# Directions for this task:
Quote every line below exactly and skip any picture.

········

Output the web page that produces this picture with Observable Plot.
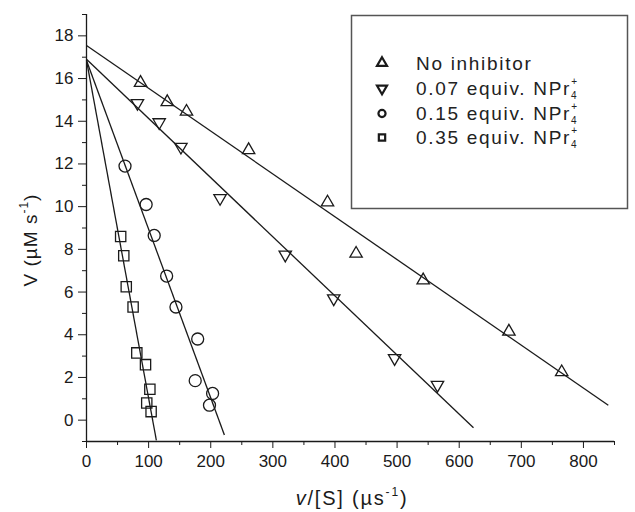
<!DOCTYPE html>
<html>
<head>
<meta charset="utf-8">
<script src="https://cdn.jsdelivr.net/npm/d3@7"></script>
<script src="https://cdn.jsdelivr.net/npm/@observablehq/plot@0.6"></script>
<style>
  html, body { margin: 0; padding: 0; background: #fff; }
  #chart { width: 635px; height: 512px; }
</style>
</head>
<body>
<div id="chart"></div>
<script>
// ---- data ----
const seriesNames = ["No inhibitor", "0.07 equiv. NPr", "0.15 equiv. NPr", "0.35 equiv. NPr"];
const seriesHasIon = [false, true, true, true];

const noInhX = [87, 130, 161, 261, 388, 434, 542, 680, 765];
const noInhY = [15.8, 14.9, 14.45, 12.65, 10.2, 7.8, 6.55, 4.15, 2.25];

const eq007X = [82, 117, 152, 215, 320, 398, 496, 565];
const eq007Y = [14.85, 13.95, 12.8, 10.4, 7.75, 5.7, 2.9, 1.65];

const eq015X = [62, 96, 109, 129, 144, 179, 175, 203, 198];
const eq015Y = [11.9, 10.1, 8.65, 6.75, 5.3, 3.8, 1.85, 1.25, 0.7];

const eq035X = [55, 60, 64, 75, 81, 95, 102, 97, 104];
const eq035Y = [8.6, 7.7, 6.25, 5.3, 3.15, 2.6, 1.45, 0.8, 0.4];

// fitted lines: start (x = 0) and end points
const fitStartX = [0, 0, 0, 0];
const fitStartY = [17.55, 16.9, 16.85, 16.85];
const fitEndX = [840, 623, 222, 112.5];
const fitEndY = [0.7, -0.36, -0.7, -0.95];

const xMajorTicks = [0, 100, 200, 300, 400, 500, 600, 700, 800];
const xMinorTicks = [50, 150, 250, 350, 450, 550, 650, 750, 850];
const yMajorTicks = [0, 2, 4, 6, 8, 10, 12, 14, 16, 18];
const yMinorTicks = [-1, 1, 3, 5, 7, 9, 11, 13, 15, 17, 19];

// ---- build ----
const xs = [noInhX, eq007X, eq015X, eq035X];
const ys = [noInhY, eq007Y, eq015Y, eq035Y];
const symbols = ["triangle", "triangle", "circle", "square"];
const rotations = [0, 180, 0, 0];
const radii = [4.6, 4.6, 6, 5.8];

const points = seriesNames.map((s, i) => xs[i].map((x, j) => ({s, x, y: ys[i][j]})));
const fits = seriesNames.map((s, i) => ({s, x1: fitStartX[i], y1: fitStartY[i], x2: fitEndX[i], y2: fitEndY[i]}));

const ink = "#1a1a1a";
const font = "'Liberation Sans', Arial, Helvetica, sans-serif";

const svg = Plot.plot({
  width: 635,
  height: 512,
  marginLeft: 86,
  marginRight: 21,
  marginTop: 14,
  marginBottom: 71,
  x: {domain: [0, 850]},
  y: {domain: [-1, 19]},
  style: {fontFamily: font, fontSize: "17px", color: ink, background: "white"},
  marks: [
    Plot.link(fits, {x1: "x1", y1: "y1", x2: "x2", y2: "y2", stroke: ink, strokeWidth: 1.3}),
    ...points.map((pts, i) => Plot.dot(pts, {
      x: "x", y: "y", symbol: symbols[i], rotate: rotations[i], r: radii[i],
      stroke: ink, fill: "none", strokeWidth: 1.3
    })),
    Plot.axisX({ticks: xMajorTicks, tickSize: 7, tickPadding: 6, label: null, stroke: ink}),
    Plot.axisX({ticks: xMinorTicks, tickSize: 4, tickFormat: () => "", label: null, stroke: ink}),
    Plot.axisY({ticks: yMajorTicks, tickSize: 8, tickPadding: 5, label: null, stroke: ink}),
    Plot.axisY({ticks: yMinorTicks, tickSize: 4, tickFormat: () => "", label: null, stroke: ink}),
    Plot.ruleX([0], {stroke: ink, strokeWidth: 1.3}),
    Plot.ruleY([-1], {stroke: ink, strokeWidth: 1.3})
  ]
});

const sel = d3.select(svg);

// axis titles
const xt = sel.append("text")
  .attr("x", 352).attr("y", 505)
  .attr("text-anchor", "middle")
  .attr("font-family", font).attr("font-size", 20).attr("fill", ink)
  .attr("letter-spacing", 1.8);
xt.append("tspan").attr("font-style", "italic").text("v");
xt.append("tspan").text("/[S] (µs");
xt.append("tspan").attr("font-size", 12).attr("dy", -9).text("-1");
xt.append("tspan").attr("dy", 9).text(")");

const yt = sel.append("text")
  .attr("transform", "translate(37,240) rotate(-90)")
  .attr("text-anchor", "middle")
  .attr("font-family", font).attr("font-size", 19).attr("fill", ink)
  .attr("letter-spacing", 1.0);
yt.append("tspan").text("V (µM s");
yt.append("tspan").attr("font-size", 12).attr("dy", -9).text("-1");
yt.append("tspan").attr("dy", 9).text(")");

// legend
const lg = sel.append("g").attr("text-anchor", "start");
lg.append("rect")
  .attr("x", 351.5).attr("y", 15.5).attr("width", 276).attr("height", 193)
  .attr("fill", "white").attr("stroke", "#555").attr("stroke-width", 1.5);
const rowY = [63, 88.5, 113.5, 137.5];
const legSymbols = [d3.symbolTriangle, d3.symbolTriangle, d3.symbolCircle, d3.symbolSquare];
const legSizes = [44, 44, 40, 40];
seriesNames.forEach((name, i) => {
  lg.append("path")
    .attr("d", d3.symbol(legSymbols[i], legSizes[i])())
    .attr("transform", `translate(382,${rowY[i]}) rotate(${rotations[i]})`)
    .attr("fill", "none").attr("stroke", ink).attr("stroke-width", 2.2);
  const t = lg.append("text")
    .attr("x", 416).attr("y", rowY[i] + 6.5)
    .attr("text-anchor", "start")
    .attr("font-family", font).attr("font-size", 19).attr("fill", "#222")
    .attr("letter-spacing", 1.7);
  t.append("tspan").text(name);
  if (seriesHasIon[i]) {
    t.append("tspan").attr("font-size", 10).attr("dy", 4).text("4");
    t.append("tspan").attr("font-size", 10).attr("dx", -7).attr("dy", -14).text("+");
  }
});

document.getElementById("chart").appendChild(svg);
</script>
</body>
</html>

········

# Solution below:
Output the web page that produces this picture with Observable Plot.
<!DOCTYPE html>
<html>
<head>
<meta charset="utf-8">
<script src="https://cdn.jsdelivr.net/npm/d3@7"></script>
<script src="https://cdn.jsdelivr.net/npm/@observablehq/plot@0.6"></script>
<style>
  html, body { margin: 0; padding: 0; background: #fff; }
  #chart { width: 635px; height: 512px; }
</style>
</head>
<body>
<div id="chart"></div>
<script>
// ---- data ----
const seriesNames = ["No inhibitor", "0.07 equiv. NPr", "0.15 equiv. NPr", "0.35 equiv. NPr"];
const seriesHasIon = [false, true, true, true];

const noInhX = [87, 130, 161, 261, 388, 434, 542, 680, 765];
const noInhY = [15.8, 14.9, 14.45, 12.65, 10.2, 7.8, 6.55, 4.15, 2.25];

const eq007X = [82, 117, 152, 215, 320, 398, 496, 565];
const eq007Y = [14.85, 13.95, 12.8, 10.4, 7.75, 5.7, 2.9, 1.65];

const eq015X = [62, 96, 109, 129, 144, 179, 175, 203, 198];
const eq015Y = [11.9, 10.1, 8.65, 6.75, 5.3, 3.8, 1.85, 1.25, 0.7];

const eq035X = [55, 60, 64, 75, 81, 95, 102, 97, 104];
const eq035Y = [8.6, 7.7, 6.25, 5.3, 3.15, 2.6, 1.45, 0.8, 0.4];

// fitted lines: start (x = 0) and end points
const fitStartX = [0, 0, 0, 0];
const fitStartY = [17.55, 16.9, 16.85, 16.85];
const fitEndX = [840, 623, 222, 112.5];
const fitEndY = [0.7, -0.36, -0.7, -0.95];

const xMajorTicks = [0, 100, 200, 300, 400, 500, 600, 700, 800];
const xMinorTicks = [50, 150, 250, 350, 450, 550, 650, 750, 850];
const yMajorTicks = [0, 2, 4, 6, 8, 10, 12, 14, 16, 18];
const yMinorTicks = [-1, 1, 3, 5, 7, 9, 11, 13, 15, 17, 19];

// ---- build ----
const xs = [noInhX, eq007X, eq015X, eq035X];
const ys = [noInhY, eq007Y, eq015Y, eq035Y];
const symbols = ["triangle", "triangle", "circle", "square"];
const rotations = [0, 180, 0, 0];
const radii = [4.6, 4.6, 6, 5.8];

const points = seriesNames.map((s, i) => xs[i].map((x, j) => ({s, x, y: ys[i][j]})));
const fits = seriesNames.map((s, i) => ({s, x1: fitStartX[i], y1: fitStartY[i], x2: fitEndX[i], y2: fitEndY[i]}));

const ink = "#1a1a1a";
const font = "'Liberation Sans', Arial, Helvetica, sans-serif";

const svg = Plot.plot({
  width: 635,
  height: 512,
  marginLeft: 86,
  marginRight: 21,
  marginTop: 14,
  marginBottom: 71,
  x: {domain: [0, 850]},
  y: {domain: [-1, 19]},
  style: {fontFamily: font, fontSize: "17px", color: ink, background: "white"},
  marks: [
    Plot.link(fits, {x1: "x1", y1: "y1", x2: "x2", y2: "y2", stroke: ink, strokeWidth: 1.3}),
    ...points.map((pts, i) => Plot.dot(pts, {
      x: "x", y: "y", symbol: symbols[i], rotate: rotations[i], r: radii[i],
      stroke: ink, fill: "none", strokeWidth: 1.3
    })),
    Plot.axisX({ticks: xMajorTicks, tickSize: 7, tickPadding: 6, label: null, stroke: ink}),
    Plot.axisX({ticks: xMinorTicks, tickSize: 4, tickFormat: () => "", label: null, stroke: ink}),
    Plot.axisY({ticks: yMajorTicks, tickSize: 8, tickPadding: 5, label: null, stroke: ink}),
    Plot.axisY({ticks: yMinorTicks, tickSize: 4, tickFormat: () => "", label: null, stroke: ink}),
    Plot.ruleX([0], {stroke: ink, strokeWidth: 1.3}),
    Plot.ruleY([-1], {stroke: ink, strokeWidth: 1.3})
  ]
});

const sel = d3.select(svg);

// axis titles
const xt = sel.append("text")
  .attr("x", 352).attr("y", 505)
  .attr("text-anchor", "middle")
  .attr("font-family", font).attr("font-size", 20).attr("fill", ink)
  .attr("letter-spacing", 1.8);
xt.append("tspan").attr("font-style", "italic").text("v");
xt.append("tspan").text("/[S] (µs");
xt.append("tspan").attr("font-size", 12).attr("dy", -9).text("-1");
xt.append("tspan").attr("dy", 9).text(")");

const yt = sel.append("text")
  .attr("transform", "translate(37,240) rotate(-90)")
  .attr("text-anchor", "middle")
  .attr("font-family", font).attr("font-size", 19).attr("fill", ink)
  .attr("letter-spacing", 1.0);
yt.append("tspan").text("V (µM s");
yt.append("tspan").attr("font-size", 12).attr("dy", -9).text("-1");
yt.append("tspan").attr("dy", 9).text(")");

// legend
const lg = sel.append("g").attr("text-anchor", "start");
lg.append("rect")
  .attr("x", 351.5).attr("y", 15.5).attr("width", 276).attr("height", 193)
  .attr("fill", "white").attr("stroke", "#555").attr("stroke-width", 1.5);
const rowY = [63, 88.5, 113.5, 137.5];
const legSymbols = [d3.symbolTriangle, d3.symbolTriangle, d3.symbolCircle, d3.symbolSquare];
const legSizes = [44, 44, 40, 40];
seriesNames.forEach((name, i) => {
  lg.append("path")
    .attr("d", d3.symbol(legSymbols[i], legSizes[i])())
    .attr("transform", `translate(382,${rowY[i]}) rotate(${rotations[i]})`)
    .attr("fill", "none").attr("stroke", ink).attr("stroke-width", 2.2);
  const t = lg.append("text")
    .attr("x", 416).attr("y", rowY[i] + 6.5)
    .attr("text-anchor", "start")
    .attr("font-family", font).attr("font-size", 19).attr("fill", "#222")
    .attr("letter-spacing", 1.7);
  t.append("tspan").text(name);
  if (seriesHasIon[i]) {
    t.append("tspan").attr("font-size", 10).attr("dy", 4).text("4");
    t.append("tspan").attr("font-size", 10).attr("dx", -7).attr("dy", -14).text("+");
  }
});

document.getElementById("chart").appendChild(svg);
</script>
</body>
</html>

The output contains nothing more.